Stability in phase retrieval: Characterizing condition numbers and the optimal vector set

Abstract:

In this paper, we primarily focus on analyzing the stability property of phase retrieval by examining the bi-Lipschitz property of the map $\Phi _{\boldsymbol {A}}(\boldsymbol {x})=|\boldsymbol {A}\boldsymbol {x}|\in \mathbb {R}_+^m$, where $\boldsymbol {x}\in \mathbb {H}^d$ and $\boldsymbol {A}\in \mathbb {H}^{m\times d}$ is the measurement matrix for $\mathbb {H}\in \{\mathbb {R},\mathbb {C}\}$. We define the condition number $\beta _{\boldsymbol {A}}=\frac {U_{\boldsymbol {A}}}{L_{\boldsymbol {A}}}$, where $L_{\boldsymbol {A}}$ and $U_{\boldsymbol {A}}$ represent the optimal lower and upper Lipschitz constants, respectively.
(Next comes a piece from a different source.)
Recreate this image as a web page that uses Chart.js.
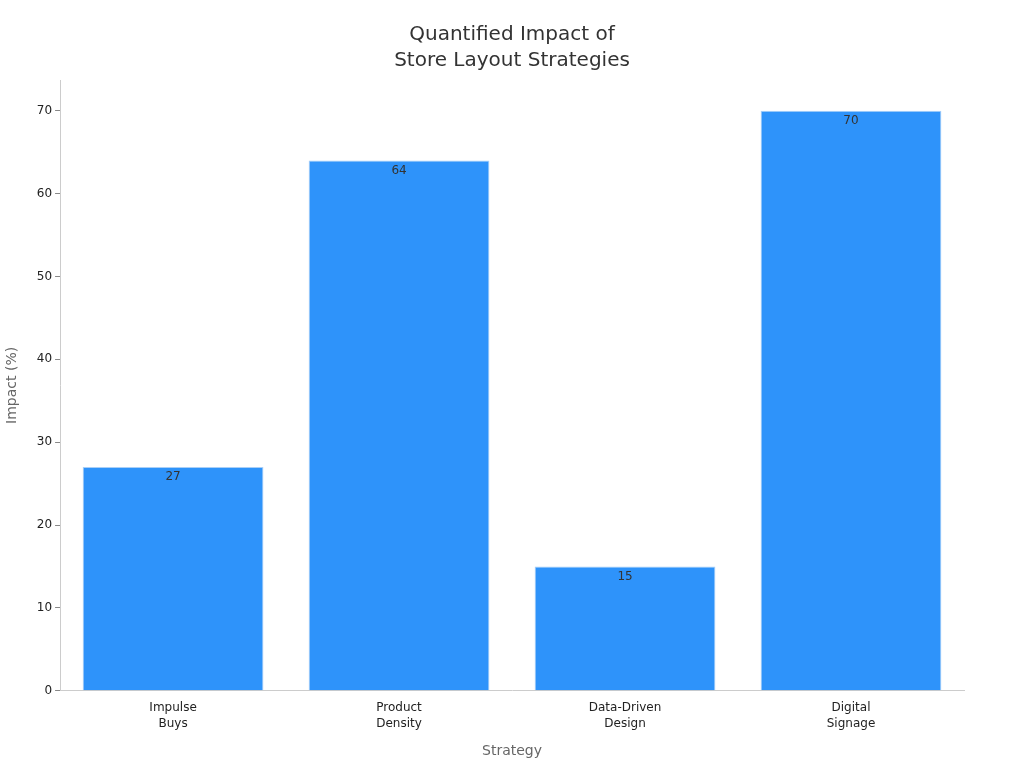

We establish the universal lower bound on $\beta _{\boldsymbol {A}}$ by demonstrating that for any ${\boldsymbol {A}}\in \mathbb {H}^{m\times d}$, \begin{equation*} \beta _{\boldsymbol {A}}\geq \beta _0^{\mathbb {H}}= \begin {cases} \sqrt {\frac {\pi }{\pi -2}}\approx 1.659 & \text {if $\mathbb {H}=\mathbb {R}$,}\\ \sqrt {\frac {4}{4-\pi }}\approx 2.159 & \text {if $\mathbb {H}=\mathbb {C}$.} \end{cases} \end{equation*} We prove that the condition number of a standard Gaussian matrix in $\mathbb {H}^{m\times d}$ asymptotically matches the lower bound $\beta _0^{\mathbb {H}}$ for both real and complex cases. This result indicates that the constant lower bound $\beta _0^{\mathbb {H}}$ is asymptotically tight, holding true for both the real and complex scenarios. As an application of this result, we utilize it to investigate the performance of quadratic models for phase retrieval. Lastly, we establish that for any odd integer $m\geq 3$, the harmonic frame $\boldsymbol {A}\in \mathbb {R}^{m\times 2}$ possesses the minimum condition number among all $\boldsymbol {A}\in \mathbb {R}^{m\times 2}$.

To the best of our knowledge, our findings provide the first universal lower bound for the condition number in phase retrieval. Additionally, we have identified the first optimal vector set in $\mathbb {R}^2$ for phase retrieval. We are confident that these findings carry substantial implications for enhancing our understanding of phase retrieval.